Because these apples are destined for fruit salad (which is plenty sweet), I didn't want to can the apple bits in syrup. I wanted to can them in plain water. So I merely poured the boiling water directly over the apple bits and called it good.
That was the first round of applies. I peeled and diced the next batch, and filled jars. Then another batch. And another.
I don't know if that box of apples was magically re-filling while my back was turned, but it seemed bottomless. Younger Daughter kept having to wash more jars to keep up with me.
Finally, at last, the box was empty. I ended up with forty pints of apple bits. I don't know why that surprised me, but it did. I guess I had it in my head I was only going to get two dozen or so pints.
Now that I knew how many jars I had, I could prepare the lids. I boiled a pot of water, turned off the water, and let the lids and gaskets soak in the hot water for a few minutes.
Even though the jars weren't filled with sticky syrup, I still wiped the rims. Besides cleaning, it also allows me to feel for any nicks I may not have noticed earlier. A nicked rim means the jar won't seal.
Lids and gaskets on.
Apples are acidic, so they can be water-bath canned. My biggest pots hold seventeen pints between them.
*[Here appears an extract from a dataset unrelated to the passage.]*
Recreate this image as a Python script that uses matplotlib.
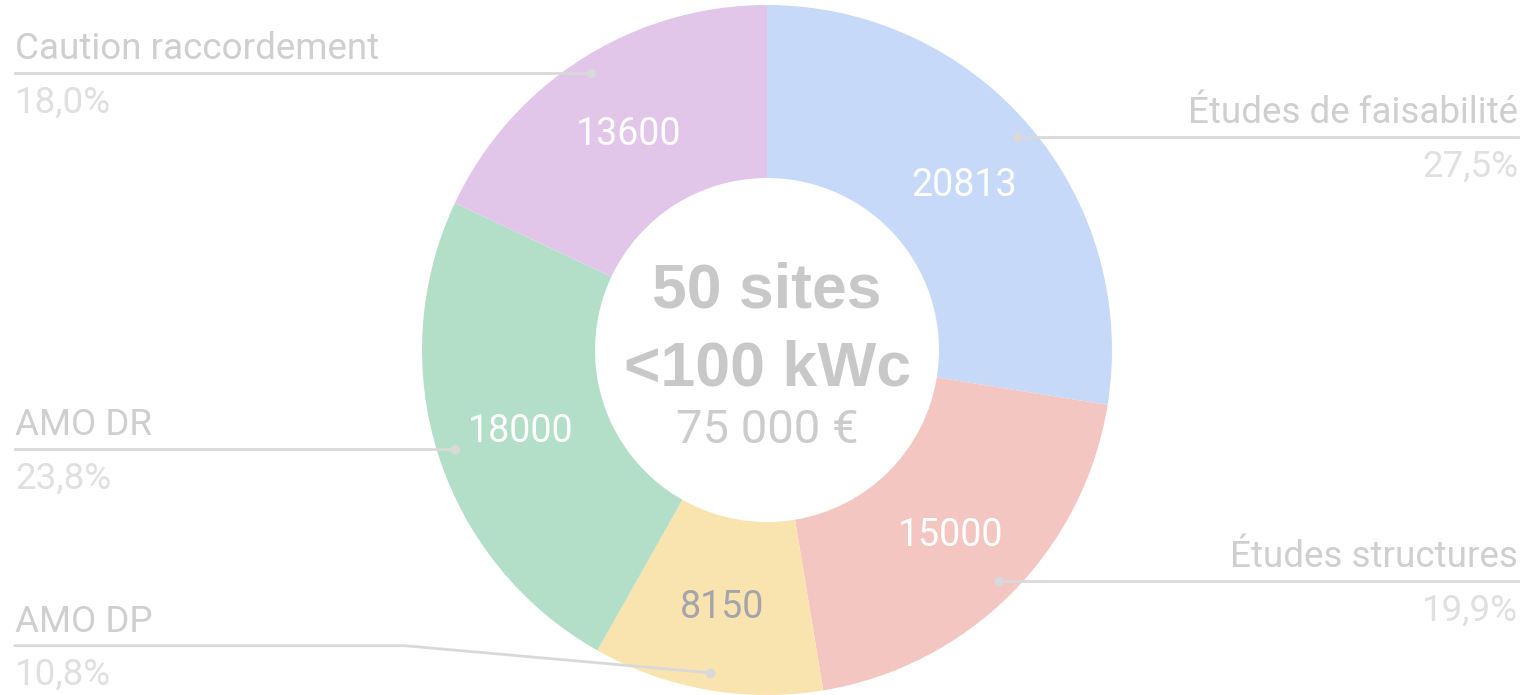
import numpy as np
import matplotlib.pyplot as plt

# slices, clockwise from 12 o'clock
labels = ["Études de faisabilité", "Études structures", "AMO DP", "AMO DR", "Caution raccordement"]
values = [20813, 15000, 8150, 18000, 13600]
colors = ["#c6d9f9", "#f4c6c2", "#f9e4af", "#b3dfc8", "#e2c6ea"]
value_colors = ["white", "white", "#a4a4aa", "white", "white"]
center_lines = ["50 sites", "<100 kWc", "75 000 €"]

W, H = 1528, 695
fig = plt.figure(figsize=(W / 100, H / 100), dpi=100)
ax = fig.add_axes([0, 0, 1, 1])

cx, cy, R, r_in = 767, 345, 345, 172
wedges, _ = ax.pie(values, colors=colors, startangle=90, counterclock=False,
                   center=(cx, cy), radius=R,
                   wedgeprops=dict(width=R - r_in, linewidth=0))
ax.set_xlim(0, W)
ax.set_ylim(0, H)
ax.set_aspect('equal')
ax.axis('off')

total = sum(values)
line_col = "#d9d9d9"
lab_col = "#cfcfcf"
pct_col = "#e0e0e0"
font = "Roboto"

for w, lab, v, vc in zip(wedges, labels, values, value_colors):
    mid = np.deg2rad((w.theta1 + w.theta2) / 2)
    # value inside the ring
    rm = (R + r_in) / 2
    ax.text(cx + rm * np.cos(mid), cy + rm * np.sin(mid) - 3, str(v),
            color=vc, fontsize=27, family=font, ha='center', va='center')
    # leader dot
    rd = 0.95 * R
    dx, dy = cx + rd * np.cos(mid), cy + rd * np.sin(mid)
    ax.plot(dx, dy, 'o', color=line_col, ms=6, zorder=5)
    pct = f"{v / total * 100:.1f}%".replace(".", ",")
    if dx > cx:
        ax.plot([dx, W - 10], [dy, dy], color=line_col, lw=2)
        xt, ha, row = W - 10, 'right', dy
    else:
        row = dy
        if dy < 30:
            # bottom label pushed up, line bends
            row = dy + 27
            ax.plot([15, 405, dx], [row, row, dy], color=line_col, lw=2)
        else:
            ax.plot([15, dx], [dy, dy], color=line_col, lw=2)
        xt, ha = 15, 'left'
    ax.text(xt, row + 14, lab, color=lab_col, fontsize=26.5, family=font,
            ha=ha, va='baseline')
    ax.text(xt, row - 39, pct, color=pct_col, fontsize=26.5, family=font,
            ha=ha, va='baseline')

ax.text(cx, H - 308, center_lines[0], color="#c8c8c8", fontsize=45,
        family="Liberation Sans", weight='bold', ha='center', va='baseline')
ax.text(cx, H - 385, center_lines[1], color="#c8c8c8", fontsize=45,
        family="Liberation Sans", weight='bold', ha='center', va='baseline')
ax.text(cx, H - 443, center_lines[2], color="#cccccc", fontsize=34,
        family=font, ha='center', va='baseline')

fig.savefig("out.png", dpi=100, facecolor="white")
Once the water reaches a rolling boil, I let them process for 25 minutes. Usually apples only need to process for 20 minutes, but we're at 2700 feet elevation, so I added a few minutes extra.
First batch out.
And last batch. Phew. Pooped.
Once the jars cooled, I labeled them.
I washed a few jars that got sticky when they vented after being removed from the water-bath.
I also scrubbed my rings. I encourage canners to keep their rings scrubbed so they don't accumulate gunk. They also helps resist rusting. (And remember, never store jars with the rings on.)
Drying (ring side down, of course).
This is what I love about canning. I can take a seasonal fruit and turn it into something that is preserved for years in my pantry. How cool is that?